Pittsburgh, PA and Washington, DC
FNREL Mineral and Energy Law Newsletter
Pennsylvania – Mining
(by Joe Reinhart, Sean McGovern, Gina Buchman, and Jordan Brown)
On February 5, 2026, environmental and public interest groups submitted a 495-page demand urging the Environmental Quality Board (EQB) to act on a rulemaking petition originally filed in November 2018 by 192 petitioners. The petition requested the adoption of regulations to reduce greenhouse gas (GHG) emissions from 14 Pennsylvania industries producing at least 25,000 tons of emissions annually, including cement, iron, lead, petroleum products, coal mining, electricity generation, oil and gas production, natural gas and carbon dioxide suppliers, and fuel distributors. The proposed regulation, entitled the Stability and Affordability Via Emissions Reduction (SAVER) Regulation, aims to achieve net-zero emissions in Pennsylvania by 2052.

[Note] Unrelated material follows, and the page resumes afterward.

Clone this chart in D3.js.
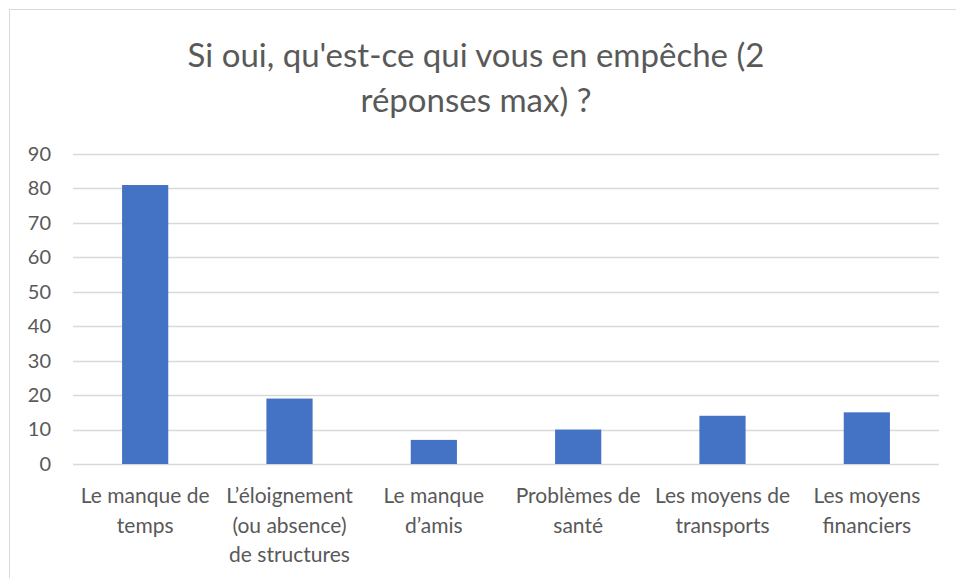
<!DOCTYPE html>
<html>
<head>
<meta charset="utf-8">
<script src="https://cdn.jsdelivr.net/npm/d3@7"></script>
<style>
  body { margin: 0; background: #fff; }
  text { font-family: Lato, "Noto Sans", sans-serif; }
</style>
</head>
<body>
<div id="chart"></div>
<script>
// dimensions
var chart_width = 956;
var chart_height = 578;

// data
var categories = ["Le manque de temps", "L\u2019éloignement (ou absence) de structures", "Le manque d\u2019amis",
                  "Problèmes de santé", "Les moyens de transports", "Les moyens financiers"];
var labelLines = [["Le manque de", "temps"], ["L\u2019éloignement", "(ou absence)", "de structures"],
                  ["Le manque", "d\u2019amis"], ["Problèmes de", "santé"],
                  ["Les moyens de", "transports"], ["Les moyens", "financiers"]];
var values = [81, 19, 7, 10, 14, 15];
var yTicks = [0, 10, 20, 30, 40, 50, 60, 70, 80, 90];
var titleLines = ["Si oui, qu'est-ce qui vous en empêche (2", "réponses max) ?"];

var margin = {left: 73, right: 17, top: 154, bottom: 114};

var svg = d3.select('#chart')
            .append('svg')
            .attr('width', chart_width)
            .attr('height', chart_height);

// chart frame
svg.append('rect')
   .attr('x', 9.5)
   .attr('y', 9.5)
   .attr('width', chart_width + 20)
   .attr('height', chart_height + 20)
   .attr('fill', '#fff')
   .attr('stroke', '#d9d9d9')
   .attr('stroke-width', 1);

var x = d3.scaleBand()
          .domain(categories)
          .range([margin.left, chart_width - margin.right])
          .paddingInner(0.68)
          .paddingOuter(0.34);

var y = d3.scaleLinear()
          .domain([0, 90])
          .range([chart_height - margin.bottom, margin.top]);

// gridlines
svg.append('g')
   .selectAll('line')
   .data(yTicks)
   .enter()
   .append('line')
   .attr('x1', margin.left)
   .attr('x2', chart_width - margin.right)
   .attr('y1', function(d){ return Math.round(y(d)) + 0.5; })
   .attr('y2', function(d){ return Math.round(y(d)) + 0.5; })
   .attr('stroke', '#d9d9d9')
   .attr('stroke-width', 1.3);

// y axis labels
var yAxis = d3.axisLeft(y).tickValues(yTicks).tickSize(0).tickPadding(0);
var gy = svg.append('g')
   .attr('transform', 'translate(' + 51 + ',0)')
   .call(yAxis);
gy.select('.domain').remove();
gy.selectAll('text')
  .attr('font-size', '20px')
  .attr('fill', '#595959')
  .style('font-family', 'Lato, "Noto Sans", sans-serif');

// bars
svg.selectAll('rect.bar')
   .data(values)
   .enter()
   .append('rect')
   .attr('class', 'bar')
   .attr('x', function(d, i){ return x(categories[i]); })
   .attr('width', x.bandwidth())
   .attr('y', function(d){ return y(d); })
   .attr('height', function(d){ return y(0) - y(d); })
   .attr('fill', '#4472c4');

// category labels
var cat = svg.append('g')
   .selectAll('text')
   .data(labelLines)
   .enter()
   .append('text')
   .attr('text-anchor', 'middle')
   .attr('font-size', '21px')
   .attr('fill', '#595959')
   .attr('x', function(d, i){ return x(categories[i]) + x.bandwidth() / 2; });
cat.selectAll('tspan')
   .data(function(d){ return d; })
   .enter()
   .append('tspan')
   .attr('x', function(){ return d3.select(this.parentNode).attr('x'); })
   .attr('y', function(d, j){ return 503 + j * 29.5; })
   .text(function(d){ return d; });

// title
svg.append('g')
   .selectAll('text')
   .data(titleLines)
   .enter()
   .append('text')
   .attr('x', 476)
   .attr('y', function(d, i){ return 67 + i * 45; })
   .attr('text-anchor', 'middle')
   .attr('font-size', '33px')
   .attr('fill', '#595959')
   .text(function(d){ return d; });
</script>
</body>
</html>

The EQB accepted the petition for study in April 2019 but took no further action. Instead, in October 2019, Governor Tom Wolf issued an executive order directing the Pennsylvania Department of Environmental Protection (PADEP) to draft regulations targeting carbon pollution from power plants, consistent with the Regional Greenhouse Gas Initiative (RGGI). The resulting regulation was proposed for public comment in November 2020 and finalized in April 2022 after a two-and-a-half-year process. The RGGI regulation, and subsequent legal challenges to it, have been covered extensively in previous editions of this Newsletter, including Vol. 39, No. 2 (2022) and Vol. 40, No. 4 (2023).
After taking office, Governor Josh Shapiro established a RGGI Working Group in April 2023 to evaluate the merits of the state’s membership in RGGI. In September 2023, the group issued a memorandum supporting a cap-and-invest program for energy generation. Following these recommendations, Governor Shapiro introduced legislation in March 2024 for the Pennsylvania Climate Emissions Reduction Act (PACER), a cap-and-invest plan targeting power plant emissions. See H.B. 2275, 2023–2024 Sess. (Pa. 2024). PACER would grant PADEP explicit authority to promulgate regulations for a GHG cap-and-invest program. As of the time of this report, the PACER Act remains pending in Pennsylvania’s legislature. See H.B. 503, 2025–2026 Sess. (Pa. 2025).
With the signing of House Bill 416—part of the Pennsylvania budget package for Fiscal Year 2025–26 that included a repeal of the RGGI regulations—by Governor Shapiro on November 12, 2025, the petitioners have renewed their 2018 call for action. The petitioners contend that, under the Environmental Rights Amendment (ERA), the EQB is constitutionally obligated to address climate change. Further, the Air Pollution Control Act (APCA) provides the statutory authority for the rule.
Opponents to the petition argue that the APCA does not authorize an economy-wide GHG cap-and-trade program and that the rule could constitute an unlawful tax under the Pennsylvania Constitution, which requires revenue measures to originate in the House of Representatives.
The next step in the process is for PADEP to produce a report with recommendations for the EQB, which will then decide whether to initiate a formal rulemaking process.